Проблема «экспертных» оценок внешних «экспертов» заключается в одном - они не погружены в текущую ситуацию в музеях. Они не понимают, как музей устроен. Я об этом говорил еще год назад: экспертов по музейному делу в области нет. Ни одного человека, который бы понимал, как сейчас устроен федеральный музей, просто нет, потому что никто с этим не сталкивался. А мы работаем внутри и обладаем всей полнотой знаний, в том числе и по теперешней структуре музея, потому что она сильно поменялась даже с 2010 года.
- Почему так и не появилось при музее совета: экспертного, попечительского или общественного, который помог бы вам, по крайней мере, наладить диалог с местным сообществом?
- Экспертный совет мы не можем собрать, потому что здесь нет ни одного эксперта. Попечительский совет – вещь исключительно экономическая. Вы видите здесь очередь из людей, которые готовы вложить свои деньги в развитие музея? Вы, наверное, еле протолкнулись сквозь этих людей в приемной?! Общественного совета по определению быть не может, потому что мы не орган власти.
- Вопрос, конечно, не в названии совета. Сама идея похоронена?

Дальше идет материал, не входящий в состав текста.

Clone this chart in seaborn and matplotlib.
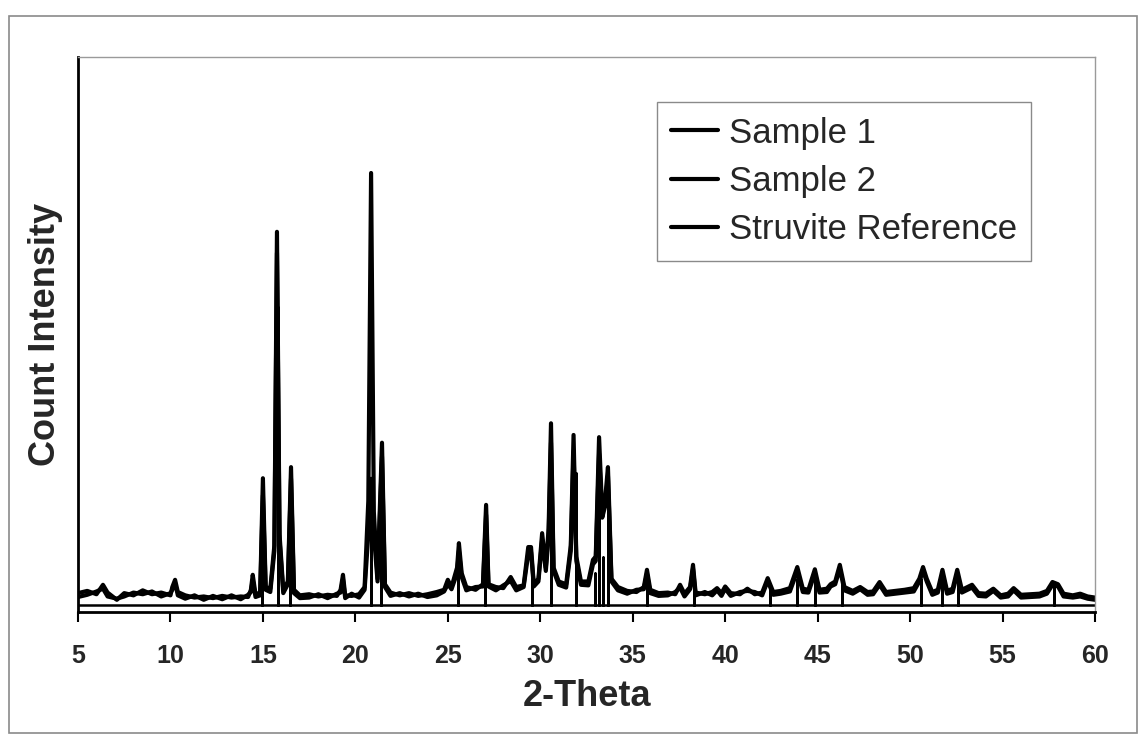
import matplotlib
matplotlib.use("Agg")
import matplotlib.pyplot as plt
from matplotlib.patches import Rectangle
import seaborn as sns
import pandas as pd

# ---------------- data ----------------
two_theta = [
    5.0, 5.5, 6.0, 6.35, 6.6, 7.1, 7.5, 8.0, 8.5, 9.0, 9.5, 10.0, 10.1, 10.25, 10.4,
    10.8, 11.3, 11.8, 12.3, 12.8, 13.3, 13.8, 14.2, 14.35, 14.45, 14.6, 14.85, 15.0,
    15.15, 15.4, 15.62, 15.76, 15.9, 16.1, 16.35, 16.52, 16.68, 17.0, 17.5, 18.0,
    18.5, 19.0, 19.2, 19.33, 19.45, 19.8, 20.2, 20.5, 20.7, 20.85, 21.0, 21.2, 21.44,
    21.6, 21.9, 22.4, 22.9, 23.4, 23.9, 24.4, 24.8, 25.0, 25.2, 25.5, 25.6, 25.75,
    26.0, 26.5, 26.9, 27.07, 27.2, 27.6, 28.0, 28.4, 28.7, 29.1, 29.35, 29.5, 29.65,
    29.9, 30.1, 30.3, 30.45, 30.58, 30.72, 31.0, 31.4, 31.65, 31.8, 31.95, 32.2,
    32.6, 32.85, 33.0, 33.18, 33.35, 33.5, 33.66, 33.85, 34.2, 34.7, 35.2, 35.6,
    35.77, 35.95, 36.4, 36.9, 37.3, 37.56, 37.8, 38.1, 38.26, 38.4, 38.9, 39.3,
    39.56, 39.8, 40.0, 40.3, 40.8, 41.2, 41.6, 42.0, 42.3, 42.6, 43.0, 43.5, 43.9,
    44.2, 44.5, 44.85, 45.1, 45.5, 45.7, 45.95, 46.2, 46.45, 46.9, 47.3, 47.7, 48.0,
    48.35, 48.7, 49.2, 49.7, 50.2, 50.5, 50.7, 50.9, 51.2, 51.5, 51.75, 52.0, 52.3,
    52.55, 52.8, 53.35, 53.7, 54.1, 54.5, 54.9, 55.3, 55.6, 56.0, 56.5, 57.0, 57.4,
    57.7, 58.0, 58.3, 58.8, 59.2, 59.6, 60.0,
]

sample_1 = [
    3.4, 3.8, 3.2, 4.9, 3.5, 2.2, 3.4, 3.0, 3.9, 3.2, 3.5, 3.0, 4.5, 5.8, 3.6,
    3.0, 2.6, 2.8, 2.5, 2.9, 2.6, 2.8, 2.7, 4.0, 6.7, 3.2, 3.5, 24.1,
    4.5, 4.2, 12.0, 68.5, 14.0, 4.0, 5.5, 26.1, 4.0, 3.0, 3.2, 2.8,
    3.1, 2.9, 4.0, 6.7, 3.0, 2.9, 3.2, 4.5, 20.0, 79.1, 18.0, 6.0, 30.5,
    5.0, 3.5, 3.0, 3.4, 2.9, 3.2, 3.6, 4.0, 5.8, 4.5, 8.0, 12.4, 7.0,
    4.5, 4.0, 5.0, 19.3, 5.0, 4.5, 4.3, 6.3, 4.5, 4.8, 11.7, 11.7, 5.0,
    6.0, 14.2, 8.0, 15.0, 34.0, 8.0, 5.5, 5.0, 12.0, 31.9, 10.0, 5.5,
    5.5, 9.4, 10.0, 31.5, 18.0, 20.0, 26.1, 6.0, 4.5, 3.8, 3.6, 4.5,
    7.6, 4.0, 3.4, 3.5, 3.2, 4.9, 3.3, 4.5, 8.5, 3.5, 3.2, 3.6,
    4.3, 3.4, 4.6, 3.4, 3.2, 4.2, 3.2, 3.5, 6.1, 3.6, 3.8, 4.3, 8.1,
    4.2, 4.0, 7.7, 4.0, 4.2, 5.0, 5.5, 8.5, 4.5, 3.8, 4.5, 3.6, 3.7,
    5.4, 3.6, 3.8, 4.0, 4.3, 6.0, 8.1, 6.0, 3.6, 4.0, 7.6, 3.8, 4.2,
    7.6, 4.0, 4.9, 3.4, 3.3, 4.2, 3.0, 3.3, 4.3, 3.1, 3.2, 3.3, 3.8,
    5.4, 5.0, 3.3, 3.0, 3.3, 2.8, 2.6,
]

sample_2 = [
    2.7, 3.1, 3.7, 4.2, 2.8, 2.4, 2.8, 3.5, 3.2, 3.7, 2.8, 3.4, 4.0, 5.2, 3.0,
    2.4, 3.0, 2.2, 2.9, 2.3, 3.0, 2.3, 3.1, 3.6, 5.8, 2.7, 3.0, 21.0,
    4.0, 3.6, 11.0, 64.7, 13.0, 3.4, 5.0, 24.0, 3.4, 2.5, 2.6, 3.2,
    2.5, 3.3, 3.5, 5.9, 2.5, 3.3, 2.6, 4.0, 14.0, 24.0, 14.0, 5.5, 28.0,
    4.5, 2.9, 3.4, 2.8, 3.3, 2.7, 3.0, 3.7, 5.0, 4.1, 7.0, 11.0, 6.3,
    3.9, 4.5, 4.6, 17.5, 4.6, 3.9, 4.8, 5.6, 3.9, 4.5, 10.5, 10.8, 4.6,
    5.5, 13.0, 7.4, 13.5, 30.5, 7.4, 4.9, 4.4, 11.0, 29.0, 9.2, 4.9,
    4.8, 8.6, 9.2, 28.5, 17.0, 19.0, 24.5, 5.5, 3.9, 3.3, 4.0, 4.1,
    6.9, 3.4, 2.9, 3.0, 3.6, 4.4, 2.8, 4.1, 7.8, 3.0, 3.6, 3.0,
    3.9, 2.9, 4.2, 2.9, 3.6, 3.8, 3.6, 3.0, 5.6, 3.1, 3.3, 3.7, 7.4,
    3.6, 3.5, 7.0, 3.5, 3.6, 4.6, 5.0, 7.8, 3.9, 3.3, 4.1, 3.1, 3.2,
    4.9, 3.1, 3.3, 3.5, 3.7, 5.5, 7.4, 5.5, 3.1, 3.5, 6.9, 3.3, 3.6,
    6.9, 3.5, 4.4, 2.9, 2.8, 3.8, 2.6, 2.8, 3.9, 2.6, 2.7, 2.8, 3.3,
    4.9, 4.6, 2.8, 2.6, 2.8, 2.4, 2.2,
]

ref_positions = [14.95, 15.8, 16.45, 20.85, 21.4, 25.55, 27.0, 29.55, 30.6, 31.95,
                 32.95, 33.2, 33.4, 33.66, 35.77, 38.3, 42.4, 43.9, 44.85, 46.3,
                 50.6, 51.7, 52.6, 57.8]
ref_heights = [18.0, 55.0, 20.0, 24.0, 24.0, 9.0, 15.0, 9.0, 27.0, 25.0,
               7.0, 25.0, 10.0, 20.0, 6.0, 6.5, 5.0, 6.0, 6.0, 6.5,
               6.0, 6.0, 6.0, 4.5]
ref_base = 1.2

series_names = ["Sample 1", "Sample 2", "Struvite Reference"]
x_ticks = [5, 10, 15, 20, 25, 30, 35, 40, 45, 50, 55, 60]

# ---------------- frames ----------------
df_samples = pd.DataFrame({
    "theta": two_theta * 2,
    "intensity": sample_1 + sample_2,
    "series": [series_names[0]] * len(two_theta) + [series_names[1]] * len(two_theta),
})

ref_x, ref_y = [5.0], [ref_base]
for p, h in zip(ref_positions, ref_heights):
    ref_x += [p, p, p]
    ref_y += [ref_base, h, ref_base]
ref_x.append(60.0)
ref_y.append(ref_base)
df_ref = pd.DataFrame({"theta": ref_x, "intensity": ref_y})

# ---------------- plot ----------------
sns.set_theme(style="white")
plt.rcParams["font.family"] = ["Liberation Sans", "DejaVu Sans"]

fig = plt.figure(figsize=(11.39, 7.35), dpi=100)
ax = fig.add_axes([78 / 1139, 1 - 612 / 735, (1095 - 78) / 1139, (612 - 57) / 735])

sns.lineplot(data=df_ref, x="theta", y="intensity", ax=ax, color="black",
             linewidth=1.8, sort=False, estimator=None, label=series_names[2])
for name, lw in [(series_names[1], 3.0), (series_names[0], 3.0)]:
    sub = df_samples[df_samples["series"] == name]
    sns.lineplot(data=sub, x="theta", y="intensity", ax=ax, color="black",
                 linewidth=lw, sort=False, estimator=None, label=name)

ax.set_xlim(5, 60)
ax.set_ylim(0, 100)
ax.set_xticks(x_ticks)
ax.set_xticklabels([str(t) for t in x_ticks], fontsize=18, fontweight="bold")
ax.set_yticks([])
ax.tick_params(axis="x", direction="out", length=7, width=1.5, color="black",
               pad=16, bottom=True)

ax.set_xlabel("2-Theta", fontsize=26, fontweight="bold", labelpad=8)
ax.set_ylabel("Count Intensity", fontsize=26, fontweight="bold", labelpad=11)

for side in ["left", "bottom"]:
    ax.spines[side].set_color("black")
    ax.spines[side].set_linewidth(2.0)
for side in ["top", "right"]:
    ax.spines[side].set_color("#9a9a9a")
    ax.spines[side].set_linewidth(1.0)

handles, labels = ax.get_legend_handles_labels()
order = [labels.index(n) for n in series_names]
leg = ax.legend([handles[i] for i in order], [labels[i] for i in order],
                loc="upper left", bbox_to_anchor=(0.569, 0.919),
                fontsize=25, frameon=True, fancybox=False, framealpha=1,
                edgecolor="#8a8a8a", handlelength=1.35, handletextpad=0.3,
                labelspacing=0.44, borderpad=0.42, borderaxespad=0)
leg.get_frame().set_linewidth(1.0)
for line in leg.get_lines():
    line.set_linewidth(3.0)
    line.set_color("black")

fig.patches.append(Rectangle((9 / 1139, 2 / 735), (1137 - 9) / 1139, (733 - 16) / 735,
                             transform=fig.transFigure, fill=False,
                             edgecolor="#8a8a8a", linewidth=1.2))

fig.savefig("out.png", dpi=100, facecolor="white")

- Она пока и не родилась. Когда нам необходимы экспертные мнения, мы их заказываем, в том числе в профильных учреждениях Министерства культуры, где есть эксперты по архитектуре, фрескам и т.д. Музею нужны профессиональные оценки. А люди, которые пытаются обсуждать музейную жизнь, собственно, ничего в этой музейной жизни не понимают. Они - внешние потребители. Музейная жизнь гораздо сложнее, чем их представления об этой музейной жизни.